Swell. Almost 28 years ago, when the Iranian students stormed the US Embassy (e.g., the “Den of Spies”) out of plausible fear the US was about to return the Shah to the Iranian throne (as we did in 1953), the world united in condemning the Iranian revolutionaries for conduct in flat contravention of all accepted international law.
Today, for George III, international law is something you invoke only to beat your opponents with, not apply to yourself. Besides, the bogey is Iran, and surely no one in the mainstream US media will actually ask for evidence…. Or will they? (He asks rhetorically, wondering if he still believes in miracles.
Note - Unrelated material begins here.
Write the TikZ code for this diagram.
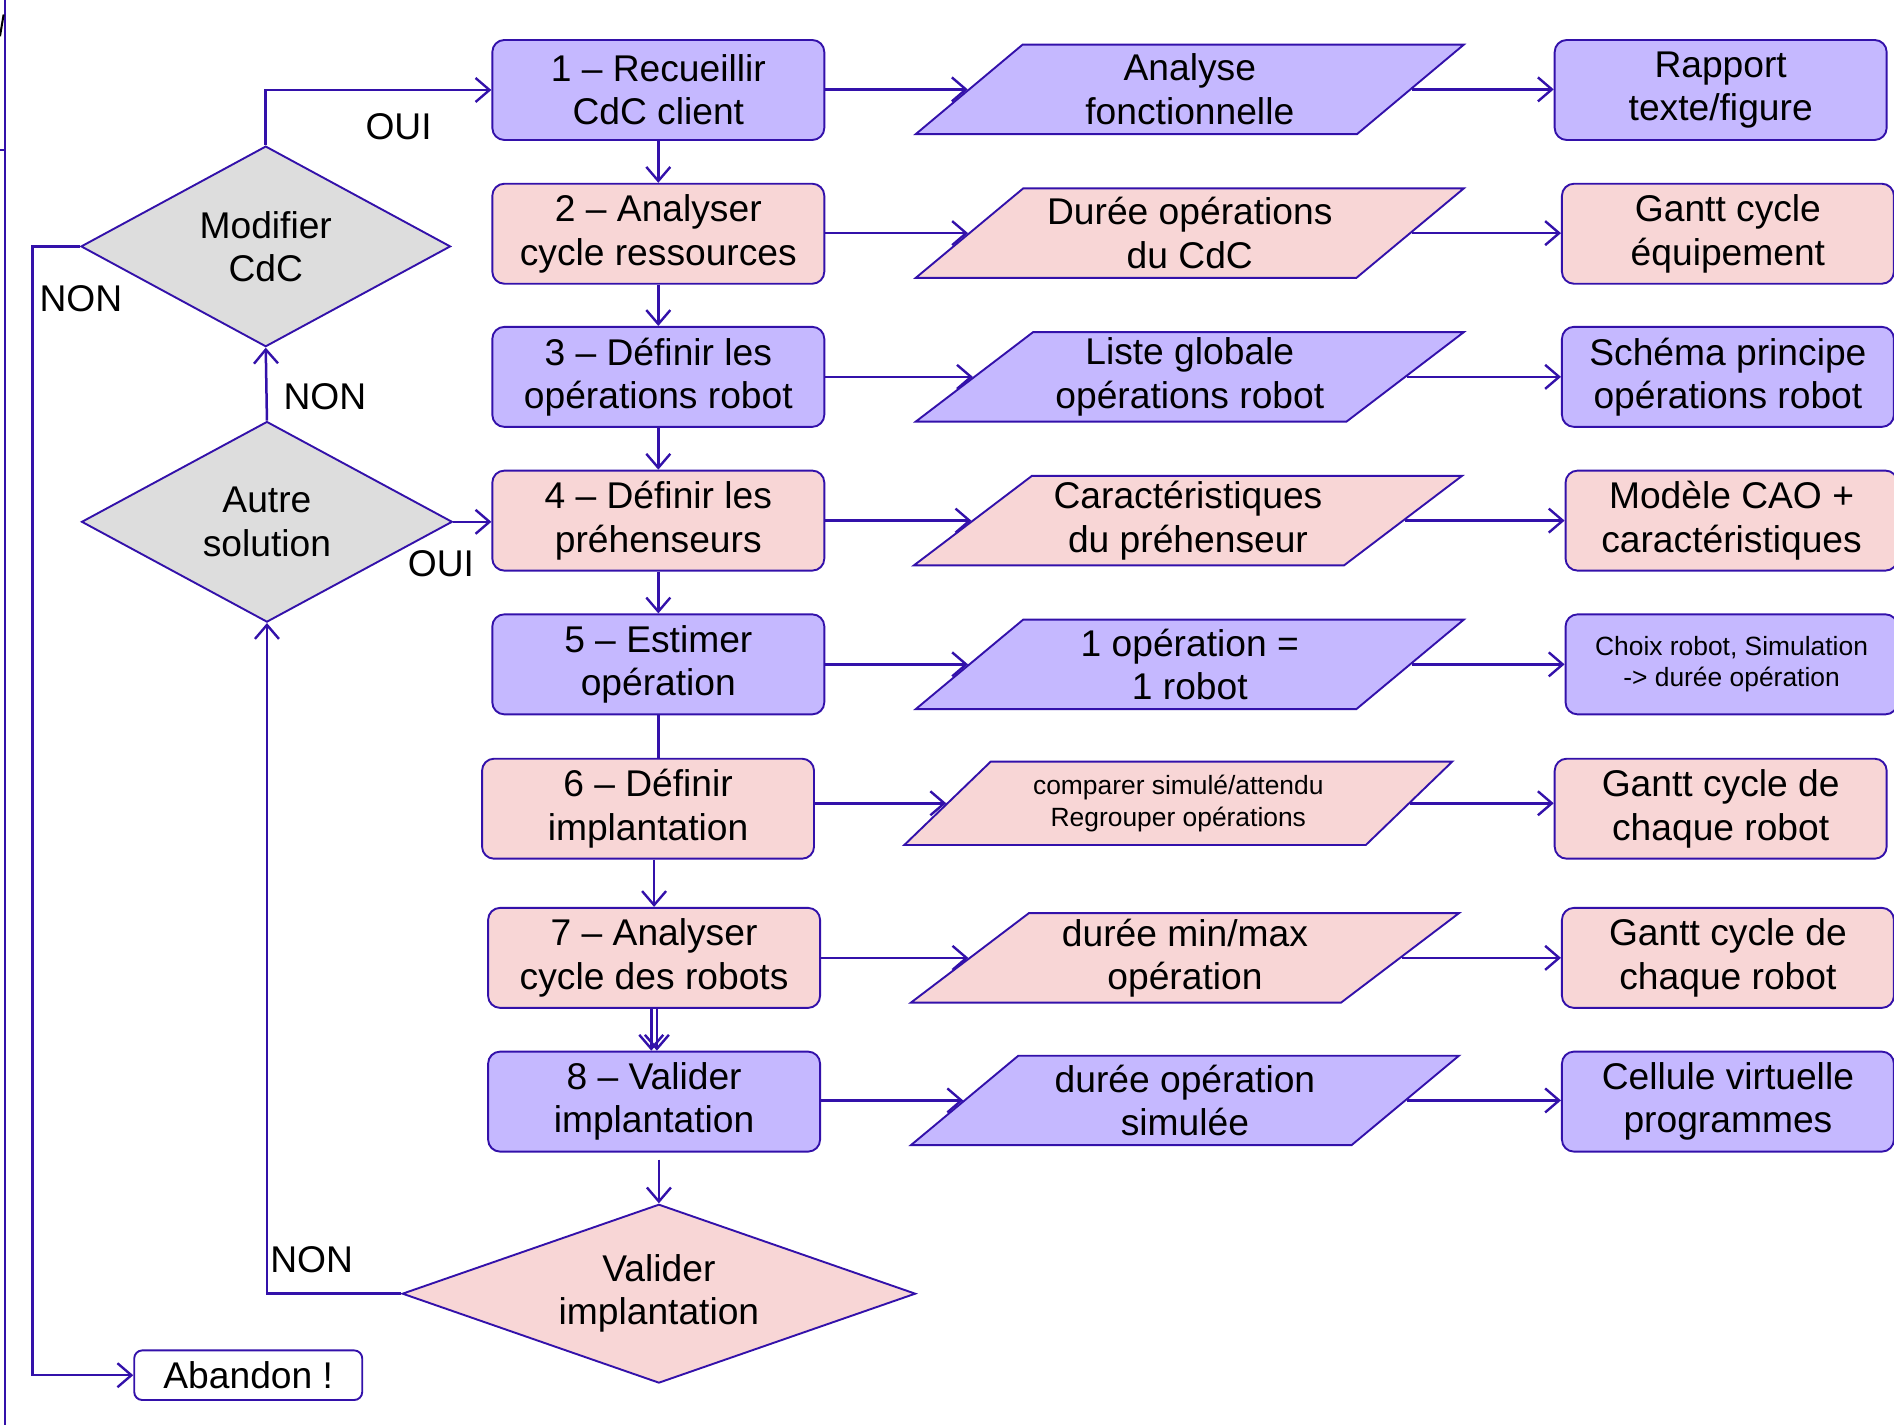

The Guardian yesterday at least dared to consider the matter within one of its reports.)
Curiously, Iraqi and Kurdish authorities are quite unhappy about the detention of Iranians inside Iraq. At least to me, they appear to be backing the Iranian statements about who the “detainees” are.
Bush’s present confused state was again on display in last night’s 60 Minutes interview. Regarding Iran, Bush had this bizarre response to an awful question (note Pelley accepts the allegation as fact):

PELLEY: What would you say right now in this interview to the Iranian president about the meddling in Iraq?
BUSH: I’d say, first of all, to him, “You’ve made terrible choices for your people. You’ve isolated your nation. You’ve taken a nation of proud and honorable people, and you’ve made your country the pariah of the world. You’ve threatened countries with nuclear weapons. You’ve said you want a nuclear weapon. You’ve defied international accord. And you’re slowly but surely isolating yourself.” And secondly, that “it’s in your interest to have a unified nation on your border. It’s in your interest that there be a flourishing democracy.” And thirdly, you know, “If we catch your people inside the country harming US citizens or Iraqi citizens, you know, we will deal with them.”
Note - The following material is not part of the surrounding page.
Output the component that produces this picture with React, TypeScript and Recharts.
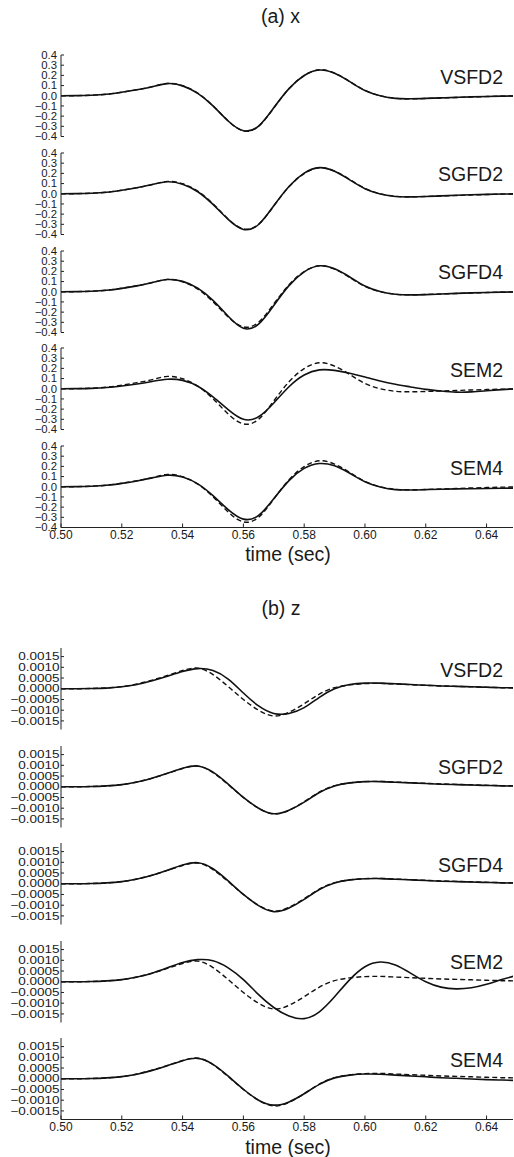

Is this George III’s idea of talking to Iran – by prevaricating? Is that what it means to be “the educator-in-chief?” Where exactly has the current or any Iranian President “threatened” anyone with nuclear weapons. (That would be Israel, not Iran, btw.) Where did any Iranian leader admit to “want a nuclear weapon?” This isn’t even just a gross exaggeration – and either Bush knows it is, or something’s gone wrong in his bellfry.
And Bush (e.g. George III) is a fine one to talk about making one’s country into a “pariah of the world.” Imagine, George III lecturing any other country about “slowly and surely isolating yourself” and for making “terrible choices.”
Imagine.
Alas, Ahmadinejad is probably the only person Bush can castigate that, at least to Americans, makes Bush look smart. Iranians parliamentarians, by the way, recently started impeachment procedings against Ahmadinejad.
Hey, there’s an idea….
By the way, I agree with Bush’s second point – as do most Iranians! It indeed is in Iran’s interest to have a unified nation on its border. It’s also in their interest for Iraq to become a flourishing democracy. Why would Iran not want either of these things? (A “democratic” Iraq is far more of a problem for the Saudis and Jordanians.)
Speaking of absurd images of the President’s mind, how ironic indeed it was to have the President deliver his surge speech from a White House library – a room one wonders if he has ever previously used.
As a “Jefferson Fellow” at Monticello, I picked up a souvenir Jefferson mug, inscribed with one of my favorite Jefferson quotes, “I cannot live without books.”
For Bush, a future mug might read, “At Yale, I read a book.” Or, “I cannot be bothered by books.”
Ah, but in an interview with 60 Minutes, the President surely restores our faith in him, when asked a question about the influence of Vice President Cheney. Bush ducked the question and instead replied,

Oh, yeah, sure. I mean, I rely upon my National Security Council, and I expect everybody to make contributions, and I expect to hear everybody’s opinions. And when I make up my mind, I expect them to salute and say, “Yes, sir, Mr. President.”

Comforting to know, isn’t it? It is what’s in that “mind” that frightens me.